The previous al-Maliki Government pushed a sectarian agenda against the Sunnis that led to the rise of Daesh. Bearing in mind that the composition of Mosul is predominantly Sunni, what steps have been taken to ensure that the Iraqi army is reflective of that, given that Turkey has indicated that it will be sending troops into Mosul to ensure that Sunnis’ rights are protected?
We all want to make sure that Sunnis’ rights are protected. It is incumbent on the Iraqi Government, who have Sunni, Shi’a and Kurdish representation, to ensure that all parts of Iraq are fully protected. The aim of the Government in the reforms that they are driving through is to devolve more power to the governor of Nineveh province, in which Mosul sits, to ensure that he and the local administration can provide such reassurance. It is critical to the campaign that Sunnis in Iraq understand that the Iraqi forces are for them as much as for the Shi’as.
I am sure the Defence Secretary agrees that one of the positive developments is that the peshmerga and the Iraqi forces are working together against Daesh for the first time. Can he suggest ways in which that constructive co-operation might be continued in other operations?
That co-operation is essential not only for the liberation of Mosul, a city that sits very near to the Kurdish region, but for the future of Iraq. I am encouraged by the recent negotiations over the distribution of the oil revenue and some of the other accommodations that have been reached between Prime Minister Barzani and Prime Minister al-Abadi down in Baghdad. I hope that that will bode well for the integrity of Iraq as well as for the future of the Kurdish and Iraqi populations.

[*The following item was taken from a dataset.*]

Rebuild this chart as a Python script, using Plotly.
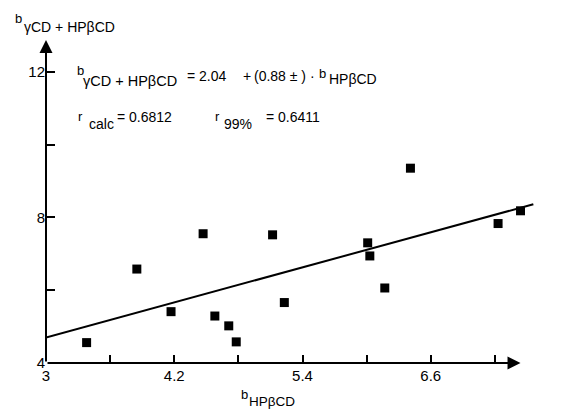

I also support our Government’s role in this operation. There are already reports that Daesh is threatening to use civilians as human shields and to execute anyone trying to flee. Can the Secretary of State confirm that that is accurate, and is there anything that can be done to counter that particular form of barbarism?
I have seen reports along the lines of Daesh being prepared to put women and children in military buildings in order to prevent those buildings from becoming a target. We are dealing with a ruthless enemy that has not hesitated, over two years, to kill anybody, including woman, child and fellow Muslims. There is very little that we can do to control that, other than to show our absolute determination, whatever the cost and difficulty of this campaign, to deal with Daesh and to get it out of Iraq altogether.